Con l’arrivo dei cinesi in Pirelli, per Grandi Stazioni “i contratti e le regole non cambiano”. A garantirlo, all’indomani del patto di ferro stretto tra Marco Tronchetti Provera e il ChemChina per il controllo della Bicocca, è stato l’amministratore delegato delle Ferrovie Michele Elia che è anche presidente della società che gestisce la riqualificazione e la messa a reddito delle stazioni italiane da un punto di vista immobiliare. Per l’azienda controllata da Fs (60%) e da alcuni investitori privati tra i quali anche Pirelli con il 13,08%, quindi, l’arrivo dei cinesi non cambia le carte in tavola. “Le società sono qui, il know-how è italiano e gli interlocutori restano gli stessi. L’importante è che resti tutto italiano”, ha rafforzato il concetto Elia.

Silenzio, invece, dagli altri soci di Pirelli che conta un nutrito gruppo di partecipazioni che spaziano dai trasporti alle banche, al mattone e all’editoria. Sulle cui sorti in seguito al cambio in testa all’azionariato degli pneumatici, non è ancora stata spesa una parola. Eppure il portafoglio è tutt’altro che anonimo e sconosciuto ai più. Andando in ordine alfabetico si inizia con l’Alitalia di cui Pirelli è stata compagna di sventura dopo aver aderito al piano Fenice elaborato da Corrado Passera ai tempi di Banca Intesa e della quale, dopo il passaggio nelle mani degli arabi di Etihad, ha ancora l’1,43 per cento. Segue il conteso e sofferente Corriere della Sera, che è stato anche il primo a dare la notizia dell’arrivo della bandiera cinese alla Bicocca e della cui editrice, Rcs, Pirelli possiede attualmente il 4,43 per cento. Difficile sapere che ne sarà, ma con i comunisti non si sa mai. Basta vedere com’è andata con la Unipol delle coop che, una volta ereditata dai Ligresti la quota nel quotidiano del fu salotto buono, non se n’è più voluta separare. Anzi, l’ha pure rifinanziato. A proposito di salotti e affini, non si può non citare Mediobanca, della quale Tronchetti Provera è vicepresidente in virtù dell’1,82% intestato alla Bicocca che va sommato a un pugno di azioni custodite nella Fin.Priv, società che riunisce lo zoccolo duro dei soci italiani di Piazzetta Cuccia. Molti dei quali si ritrovano anche nel capitale dell’Istituto europeo di oncologia fondato da Umberto Veronesi che vede Pirelli al 6,06 per cento.
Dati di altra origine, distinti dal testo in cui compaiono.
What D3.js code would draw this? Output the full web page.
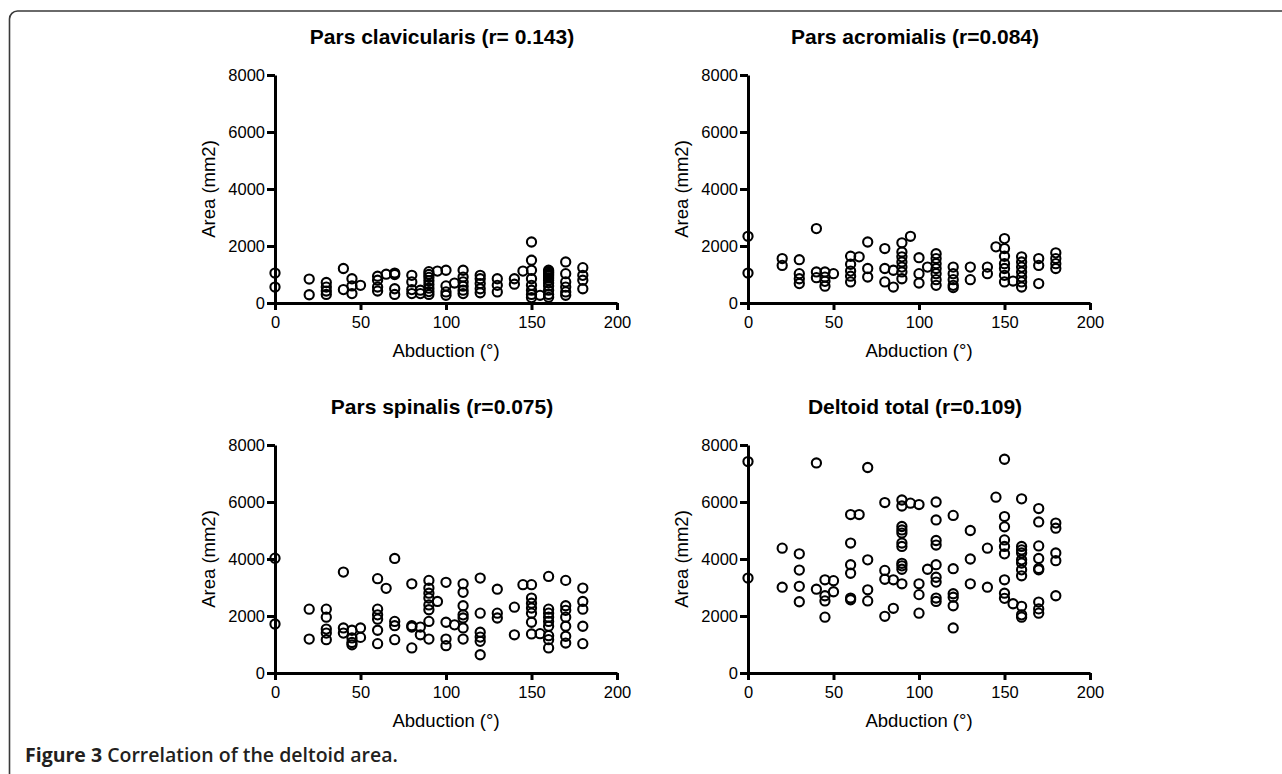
<!DOCTYPE html>
<html>
<head>
<meta charset="utf-8">
<script src="https://cdn.jsdelivr.net/npm/d3@7"></script>
<style>
  html, body { margin: 0; padding: 0; background: #fff; }
  svg { display: block; }
  .tick text { font-family: "Liberation Sans", Arial, sans-serif; font-size: 16.5px; fill: #000; }
  .axis-label { font-family: "Liberation Sans", Arial, sans-serif; font-size: 18.5px; fill: #000; }
  .panel-title { font-family: "Liberation Sans", Arial, sans-serif; font-size: 21px; font-weight: bold; fill: #000; }
  .caption { font-family: "Open Sans", sans-serif; font-size: 19.5px; fill: #231f20; }
</style>
</head>
<body>
<svg id="fig" width="1282" height="774"></svg>
<script>
const PLOT_W = 342;
const PLOT_H = 228;

const xTicks = [0, 50, 100, 150, 200];
const yTicks = [0, 2000, 4000, 6000, 8000];

// [abduction (deg), area (mm2)]
const clavicularis = [
  [0, 1050], [0, 560],
  [20, 840], [20, 290],
  [30, 720], [30, 560], [30, 420], [30, 300],
  [40, 1210], [40, 470],
  [45, 850], [45, 600], [45, 330],
  [50, 620],
  [60, 940], [60, 800], [60, 560], [60, 420],
  [65, 1010],
  [70, 1050], [70, 1000], [70, 500], [70, 300],
  [80, 970], [80, 740], [80, 470], [80, 330],
  [85, 450], [85, 330],
  [90, 1100], [90, 1000], [90, 900], [90, 780], [90, 650], [90, 520], [90, 400], [90, 300],
  [95, 1120],
  [100, 1150], [100, 600], [100, 390], [100, 270],
  [105, 700],
  [110, 1150], [110, 910], [110, 740], [110, 590], [110, 450], [110, 330],
  [120, 970], [120, 850], [120, 680], [120, 500], [120, 360],
  [130, 850], [130, 620], [130, 390],
  [140, 850], [140, 660],
  [145, 1120],
  [150, 2140], [150, 1500], [150, 1150], [150, 850], [150, 620], [150, 450], [150, 300], [150, 190],
  [155, 270],
  [160, 1150], [160, 1100], [160, 1050], [160, 1000], [160, 950], [160, 880], [160, 800],
  [160, 700], [160, 600], [160, 450], [160, 300], [160, 200],
  [170, 1440], [170, 1030], [170, 740], [170, 560], [170, 390], [170, 270],
  [180, 1240], [180, 970], [180, 800], [180, 500]
];

const acromialis = [
  [0, 2340], [0, 1050],
  [20, 1560], [20, 1320],
  [30, 1520], [30, 1030], [30, 850], [30, 680],
  [40, 2610], [40, 1090], [40, 890],
  [45, 1090], [45, 910], [45, 760], [45, 590],
  [50, 1030],
  [60, 1640], [60, 1360], [60, 1120], [60, 940], [60, 740],
  [65, 1620],
  [70, 2140], [70, 1210], [70, 910],
  [80, 1910], [80, 1210], [80, 740],
  [85, 1150], [85, 560],
  [90, 2110], [90, 1790], [90, 1620], [90, 1440], [90, 1260], [90, 1090], [90, 850],
  [95, 2340],
  [100, 1590], [100, 1030], [100, 700],
  [105, 1260],
  [110, 1730], [110, 1560], [110, 1380], [110, 1210], [110, 1030], [110, 820], [110, 620],
  [120, 1260], [120, 1030], [120, 820], [120, 620], [120, 540],
  [130, 1260], [130, 820],
  [140, 1260], [140, 1030],
  [145, 1970],
  [150, 2260], [150, 1910], [150, 1640], [150, 1380], [150, 1210], [150, 970], [150, 740],
  [155, 770],
  [160, 1620], [160, 1440], [160, 1260], [160, 1090], [160, 910], [160, 740], [160, 560],
  [170, 1560], [170, 1320], [170, 680],
  [180, 1760], [180, 1560], [180, 1380], [180, 1210]
];

const spinalis = [
  [0, 4030], [0, 1720],
  [20, 2240], [20, 1190],
  [30, 2240], [30, 1960], [30, 1540], [30, 1400], [30, 1170],
  [40, 3540], [40, 1580], [40, 1400],
  [45, 1500], [45, 1230], [45, 1070], [45, 990],
  [50, 1580], [50, 1250],
  [60, 3310], [60, 2240], [60, 2040], [60, 1890], [60, 1500], [60, 1030],
  [65, 2970],
  [70, 4020], [70, 1810], [70, 1660], [70, 1170],
  [80, 3130], [80, 1660], [80, 1610], [80, 880],
  [85, 1610], [85, 1340],
  [90, 3250], [90, 2980], [90, 2800], [90, 2630], [90, 2390], [90, 2220], [90, 1810], [90, 1190],
  [95, 2510],
  [100, 3180], [100, 1780], [100, 1190], [100, 960],
  [105, 1690],
  [110, 3130], [110, 2830], [110, 2360], [110, 2040], [110, 1930], [110, 1580], [110, 1190],
  [120, 3330], [120, 2100], [120, 1430], [120, 1260], [120, 1110], [120, 640],
  [130, 2940], [130, 2100], [130, 1930],
  [140, 2310], [140, 1340],
  [145, 3100],
  [150, 3100], [150, 2630], [150, 2450], [150, 2280], [150, 2100], [150, 1780], [150, 1370],
  [155, 1380],
  [160, 3390], [160, 2240], [160, 2100], [160, 1960], [160, 1810], [160, 1640], [160, 1310],
  [160, 1170], [160, 880],
  [170, 3250], [170, 2360], [170, 2200], [170, 1960], [170, 1640], [170, 1290], [170, 1050],
  [180, 2980], [180, 2510], [180, 2240], [180, 1640], [180, 1030]
];

const deltoidTotal = [
  [0, 7420], [0, 3330],
  [20, 4380], [20, 3010],
  [30, 4180], [30, 3610], [30, 3040], [30, 2500],
  [40, 7370], [40, 2940],
  [45, 3270], [45, 2710], [45, 2530], [45, 1960],
  [50, 3240], [50, 2850],
  [60, 5560], [60, 4560], [60, 3800], [60, 3500], [60, 2630], [60, 2570],
  [65, 5560],
  [70, 7210], [70, 3970], [70, 2920], [70, 2530],
  [80, 5980], [80, 3600], [80, 3290], [80, 1990],
  [85, 3270], [85, 2270],
  [90, 6070], [90, 5860], [90, 5140], [90, 5020], [90, 4910], [90, 4560], [90, 4440],
  [90, 3850], [90, 3760], [90, 3640], [90, 3130],
  [95, 5960],
  [100, 5910], [100, 3130], [100, 2750], [100, 2100],
  [105, 3640],
  [110, 6000], [110, 5370], [110, 4650], [110, 4490], [110, 3800], [110, 3360], [110, 3190],
  [110, 2630], [110, 2510],
  [120, 5530], [120, 3660], [120, 2780], [120, 2660], [120, 2360], [120, 1580],
  [130, 5000], [130, 4000], [130, 3130],
  [140, 4380], [140, 3010],
  [145, 6170],
  [150, 7500], [150, 5490], [150, 5130], [150, 4670], [150, 4440], [150, 4180], [150, 3270],
  [150, 2800], [150, 2620],
  [155, 2430],
  [160, 6110], [160, 4440], [160, 4320], [160, 4210], [160, 3970], [160, 3860], [160, 3620],
  [160, 3410], [160, 2340], [160, 2040], [160, 1960],
  [170, 5770], [170, 5300], [170, 4460], [170, 4020], [170, 3670], [170, 3620], [170, 2490],
  [170, 2250], [170, 2100],
  [180, 5260], [180, 5080], [180, 4210], [180, 3940], [180, 2710]
];

const panels = [
  { title: "Pars clavicularis (r= 0.143)", data: clavicularis, left: 275, top: 75 },
  { title: "Pars acromialis (r=0.084)", data: acromialis, left: 748, top: 75 },
  { title: "Pars spinalis (r=0.075)", data: spinalis, left: 275, top: 445 },
  { title: "Deltoid total (r=0.109)", data: deltoidTotal, left: 748, top: 445 }
];

const svg = d3.select("#fig");

// outer rounded frame (right and bottom run off the page)
svg.append("rect")
  .attr("x", 9.5)
  .attr("y", 11)
  .attr("width", 1400)
  .attr("height", 900)
  .attr("rx", 8)
  .attr("fill", "none")
  .attr("stroke", "#3a3a3a")
  .attr("stroke-width", 1.6);

const x = d3.scaleLinear().domain([0, 200]).range([0, PLOT_W]);
const y = d3.scaleLinear().domain([0, 8000]).range([PLOT_H, 0]);

const drawPanel = (p) => {
  const g = svg.append("g").attr("transform", `translate(${p.left},${p.top})`);

  const xAxis = g.append("g")
    .attr("transform", `translate(0,${PLOT_H})`)
    .call(d3.axisBottom(x).tickValues(xTicks).tickFormat(d3.format("d"))
      .tickSize(7).tickSizeOuter(0).tickPadding(6));

  const yAxis = g.append("g")
    .call(d3.axisLeft(y).tickValues(yTicks).tickFormat(d3.format("d"))
      .tickSize(8).tickSizeOuter(0).tickPadding(2));

  [xAxis, yAxis].forEach(a => {
    a.select(".domain").attr("stroke", "#000").attr("stroke-width", 3);
    a.selectAll(".tick line").attr("stroke", "#000").attr("stroke-width", 3);
    a.attr("font-family", null).attr("font-size", null);
  });

  g.selectAll("circle.pt")
    .data(p.data)
    .enter()
    .append("circle")
    .attr("class", "pt")
    .attr("cx", d => x(d[0]))
    .attr("cy", d => y(d[1]))
    .attr("r", 4.6)
    .attr("fill", "none")
    .attr("stroke", "#000")
    .attr("stroke-width", 2.1);

  g.append("text")
    .attr("class", "panel-title")
    .attr("x", PLOT_W / 2 - 4)
    .attr("y", -31)
    .attr("text-anchor", "middle")
    .text(p.title);

  g.append("text")
    .attr("class", "axis-label")
    .attr("x", PLOT_W / 2)
    .attr("y", PLOT_H + 54)
    .attr("text-anchor", "middle")
    .text("Abduction (°)");

  g.append("text")
    .attr("class", "axis-label")
    .attr("transform", `translate(-60,${PLOT_H / 2}) rotate(-90)`)
    .attr("text-anchor", "middle")
    .text("Area (mm2)");
};

panels.forEach(drawPanel);

const caption = svg.append("text")
  .attr("class", "caption")
  .attr("x", 25)
  .attr("y", 762);
caption.append("tspan").attr("font-weight", 700).text("Figure 3");
caption.append("tspan").attr("font-weight", 600).text(" Correlation of the deltoid area.");
</script>
</body>
</html>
Ma il pezzo in assoluto più controverso del gruppo di pneumatici è la partecipazione in Prelios (29,19%). Il gruppo immobiliare vanta proprietà di pregio come la sede di Fintecna nel cuore della dolce vita romana in via Vittorio Veneto. Ciononostante l’ex Pirelli re, che fu tra le cause dello strappo con Malacalza nel 2012, è da tempo una spina nel fianco di Tronchetti e soprattutto delle sue banche creditrici. A partire da Unicredit e Intesa, che qui come in Pirelli (e del resto in molti altri tavoli) giocano il duplice ruolo di azionisti e creditori, dopo aver soccorso il gruppo che a fine 2014 aveva 187 milioni di debiti e ha registrato perdite per oltre un terzo del capitale, riproponendo ai soci il problema dell’iniezione di risorse fresche. E questo nonostante l’ultimo apporto di capitali risalga all’estate del 2013 nell’ambito di un piano che era stato denominato Fenice, proprio come quello di Alitalia, in barba alla scaramanzia. Ma la fortuna aiuta gli audaci, sarà forse per questo che Unicredit, che ha appena ceduto alla cordata Fortress-Prelios ben 2,4 miliardi di crediti in sofferenza, secondo le indiscrezioni dei giorni scorsi è pronta a ritentare la sorte su Pirelli insieme agli americani di JP Morgan, puntando però sul nuovo socio cinese al quale servono 7,5 miliardi per rilevare la maggioranza della Bicocca.